The Healthcare Innovation Exchange or Helix is a design studio based in St Mary’s Hospital in London. Here, a team of designers share a space with clinical practitioners and researchers. Together, they develop impactful solutions to complex healthcare issues.
“The idea of the studio is it’s a place for us to work with patients, clinicians, doctors, and nurses on all sorts of projects,” says designer Matthew Harrison. “It gives us that focal point.”
The studio is co-founded by Imperial College London and the Royal College of Art and is based on the philosophy that real medical breakthroughs occur when people-centred design and scientific rigour collide.

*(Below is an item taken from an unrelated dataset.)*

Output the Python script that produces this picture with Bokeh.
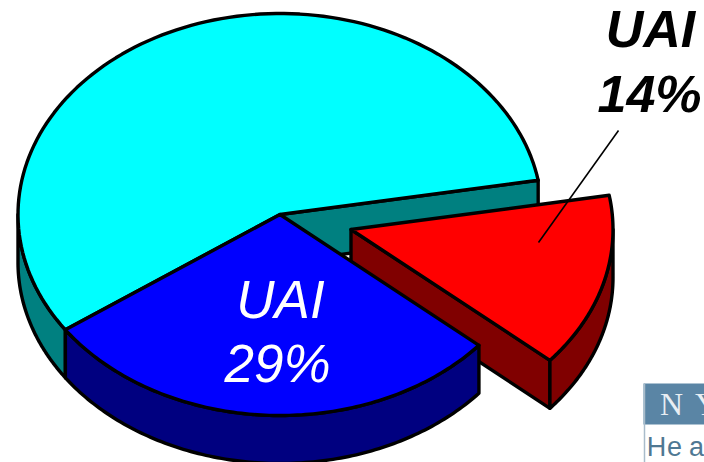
import numpy as np
from bokeh.plotting import figure
from bokeh.models import Range1d
from bokeh.core.properties import value
from bokeh.embed import file_html
from bokeh.resources import INLINE

# Pie slices, in the order they run anticlockwise from the start angle
slice_names = ["other", "UAI exploded", "UAI"]
shares = [57, 14, 29]
label_texts = ["UAI", "14%", "UAI", "29%"]
top_colors = {"other": "#00ffff", "UAI exploded": "#ff0000", "UAI": "#0000ff"}
side_colors = {"other": "#008080", "UAI exploded": "#800000", "UAI": "#000080"}

# Pie geometry in page pixels
CX, CY = 279.5, 214
RX, RY = 262, 201
DEPTH = 48
START_DEG = 9.8
EXPLODE = {"other": (0, 0), "UAI exploded": (71, 15), "UAI": (0, 0)}
EDGE = 3.4

# The SVG text baseline sits this fraction of an em below the requested y
BASELINE_SHIFT = 0.43

p = figure(width=704, height=462, output_backend="svg", toolbar_location=None,
           x_range=Range1d(0, 704), y_range=Range1d(462, 0), min_border=0)
p.axis.visible = False
p.grid.visible = False
p.outline_line_color = None


def rim(t0, t1, dx=0, dy=0, n=120):
    t = np.radians(np.linspace(t0, t1, n))
    return CX + dx + RX * np.cos(t), CY + dy - RY * np.sin(t)


def outline(xs, ys, fill):
    p.patch(list(xs), list(ys), fill_color=fill, line_color="black",
            line_width=EDGE, line_join="round")


def top(t0, t1, dx, dy, fill):
    x, y = rim(t0, t1, dx, dy)
    outline(np.r_[CX + dx, x], np.r_[CY + dy, y], fill)


def outer_wall(t0, t1, dx, dy, fill):
    x, y = rim(t0, t1, dx, dy)
    outline(np.r_[x, x[::-1]], np.r_[y, y[::-1] + DEPTH], fill)


def cut_wall(t, dx, dy, fill):
    x, y = rim(t, t, dx, dy, n=1)
    xs = [CX + dx, x[0], x[0], CX + dx]
    ys = [CY + dy, y[0], y[0] + DEPTH, CY + dy + DEPTH]
    outline(xs, ys, fill)


def label(xs, baselines, texts, color, size, font, style="normal"):
    ys = [b - BASELINE_SHIFT * size for b in baselines]
    p.text(xs, ys, text=texts, text_color=color, text_font=value(font),
           text_font_size=f"{size}px", text_font_style=style,
           text_align="center", text_baseline="alphabetic")


# Slice boundaries in degrees, measured anticlockwise from the start angle
# (the exploded slice runs clockwise from it, the large one anticlockwise)
large, small, mid = shares
a_small_end = START_DEG - small * 3.6
a_mid_end = a_small_end - mid * 3.6

# Large slice: outer wall at lower left, cut face at the back, then its top
outer_wall(180, a_mid_end + 360, 0, 0, side_colors["other"])
cut_wall(START_DEG, 0, 0, side_colors["other"])
top(START_DEG, a_mid_end + 360, 0, 0, top_colors["other"])

# Exploded slice
dx, dy = EXPLODE["UAI exploded"]
cut_wall(a_small_end, dx, dy, side_colors["UAI exploded"])
outer_wall(a_small_end, 0, dx, dy, side_colors["UAI exploded"])
top(a_small_end, START_DEG, dx, dy, top_colors["UAI exploded"])

# Front slice
outer_wall(a_mid_end, a_small_end, 0, 0, side_colors["UAI"])
top(a_mid_end, a_small_end, 0, 0, top_colors["UAI"])

# Leader line for the exploded slice
p.line([618, 538], [130, 242], line_color="black", line_width=1.6)

# Slice labels
label([650, 649], [51, 116], label_texts[:2], "black", 52,
      "Liberation Sans", "bold italic")
label([280, 277], [322, 386], label_texts[2:], "white", 53,
      "Liberation Sans", "italic")

# Institution logo, cropped by the page edge
LOGO = "#5a85a5"
p.quad(left=[643], right=[720], top=[383], bottom=[424], fill_color=LOGO, line_color=None)
p.line([644, 644], [383, 470], line_color="#a9bccb", line_width=1.5)
label([671, 706], [417, 417], ["N", "Y"], "#e8eef3", 32, "Liberation Serif")
label([656, 674, 696], [458, 458, 458], ["H", "e", "a"], "#4f7893", 27,
      "Liberation Sans")

open("out.html", "w").write(file_html(p, INLINE))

When presented with problems related to healthcare, Harrison says the studio explores various ways to find a solution, but they do shy away from designing medical devices. “The output of our projects is very rarely known at the beginning. So we might make products, we might make services, we might make apps,” he adds.
Helix has designed an asthma management app called Floot, which works out what triggers a child’s asthma so that the child can control the attack before it takes hold. The studio has also designed a printed card brochure to help cancer sufferers navigate the complexities of their treatment. It acts as a discussion tool between the clinician and the patient.
In one of their more controversial projects, Helix designed a communication strategy – posters, an app, and leaflets – that provide doctors on the frontline with information on how to provide dignified end-of-life care to a dying person.